First living patient receives genetically modified pig kidney in groundbreaking surgery

Photo: Massachusetts General Hospital

BOSTON — In a medical milestone, surgeons have successfully transplanted a kidney from a genetically modified pig into a living person, a procedure that took place at Massachusetts General Hospital, Boston doctors announced on Thursday.

Richard Slayman, a 62-year-old resident of Weymouth, Massachusetts, who is battling end-stage kidney disease, underwent the groundbreaking four-hour surgery on Saturday. The hospital, which shared the news as reported by NPR, stated that Slayman is recovering well and is slated for discharge on Saturday.

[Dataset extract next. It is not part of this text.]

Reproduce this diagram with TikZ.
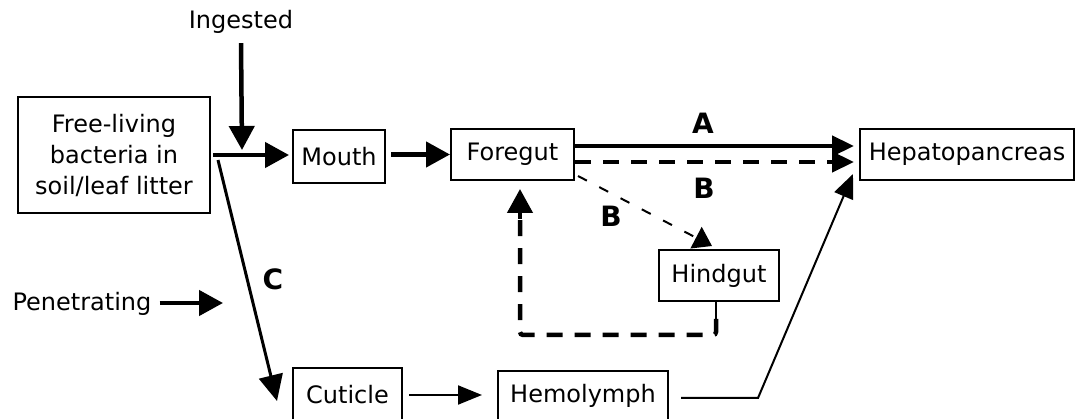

Slayman, expressing his gratitude and optimism, said, “I saw it not only as a way to help me, but a way to provide hope for the thousands of people who need a transplant to survive,” in a statement issued by the hospital.

This pioneering procedure marks a significant advancement in the ongoing efforts to use genetically modified pigs as sources for kidneys, livers, hearts, and other organs. This initiative aims to mitigate the critical shortage of available organs for transplantation.

Biotech firms are actively competing to develop a supply of cloned pigs, genetically engineered to prevent rejection by the human immune system, avoid transmission of porcine viruses to humans, and eliminate other potential complications. NPR recently gained exclusive access to a research farm raising these animals for Revivicor Inc., a leading company based in Blacksburg, Virginia, participating in this race.

The kidney used in the Boston transplant was provided by a pig developed by eGenesis, located in Cambridge, Massachusetts. The eGenesis pigs have undergone 69 genetic modifications to ensure their organs are suitable for human transplantation. These alterations include protections against a pig virus and modifications to pig genes while introducing human genes to enhance compatibility with human patients.